Kindle Fire no longer blocks Android Market website


Earlier this week, I grilled Amazon for attempting to control web browsing activities on its Kindle Fire. Any attempts to browse Google’s Android Market(s goog) website were redirected to Amazon’s(s amzn) own AppStore on the tablet. I understand why Amazon did so: It wants to have Android apps installed on the Fire directly from its own curated application store, and it doesn’t want to field support calls when users have issues with Android Market apps on the Kindle Fire. Still, I feel the browser is sacred, and no browsing activities should be hijacked like this.

The good news is that Amazon has rethought its approach. With the new Kindle Fire software update, made available on Wednesday, you can now browse to the Google Android Market website. After I installed the software update to the Fire — we have complete instructions on the five-minute process here — I verified the browsing block was gone. I did get a security certificate warning, but was able to continue in the Fire’s browser with no other issues.

Does this mean you can now install Android Market apps to the Kindle Fire over the web? Not exactly, because there’s no simple way to associate the Kindle Fire with a Google account, which is how Google’s web-based Android Market links to devices. Regardless, this step was the right one for Amazon to take because it allows people to see which Android apps Google does offer, and it no longer hijacks the web page a user wants to view.


david reese

I also understand that Amazon is using the fire as a loss leader & wants to make a profit Fm the collateral sales. In the past year I have bought a goodly amount Fm Amazon & since receiving my Fire today I have already ordered $76.00 worth of extras–from amazon. So, Jeff open the pathway to Google’s app market; you will still make millions.

avinash misra

A smart move before people dumped the fire due to it’s some of the other not so good experiences …


Actually you were right in the first part of your story. Having to support other platforms is not a good idea. Sometimes having control over your product *is* the right thing to do. Also, 99.9% of people will only use Amazon’s store anyway. Its the very small but vocal nerds that think people should have every option available. For them, buy a Xoom or Samsung.

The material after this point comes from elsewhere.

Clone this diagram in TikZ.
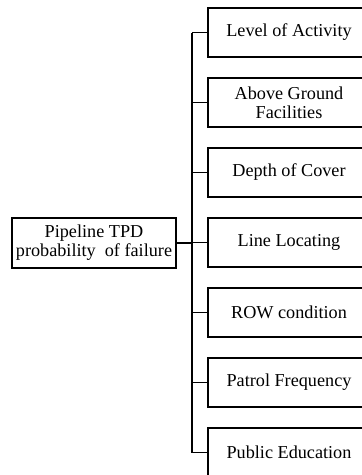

Yeah, it’s not like anyone uses Firefox or Chrome to browse the web, everyone uses Internet Explorer or Safari. Oh wait …


I admit I may be a nerd, still without being too nerdy and only having my fire for 2 days, I have already found at least one app in the android market not available from amazon. hopefully amazon’s selection will continue to improve.


But then can you install any app from the store or are there still restrictions?

Jonathan Greene

I thought Amazon was undoing root via an OTA update. Have a Fire arriving as a gift for my wife so I’m sure i will play a bit with it as well.

Brad Linder

There may be a few apps that don’t show up in the Android Market on the Kindle Fire, and Honeycomb or Ice Cream Sandwich apps won’t run. But if you’ve rooted the Kindle Fire and installed the Android Market, most apps should work.

You can also replace the Amazon software altogether and run CyanogenMod 7 on the tablet which removes pretty much all restrictions (and also removes access to some of the Kindle Fire’s better features such as Amazon Instant Streaming video).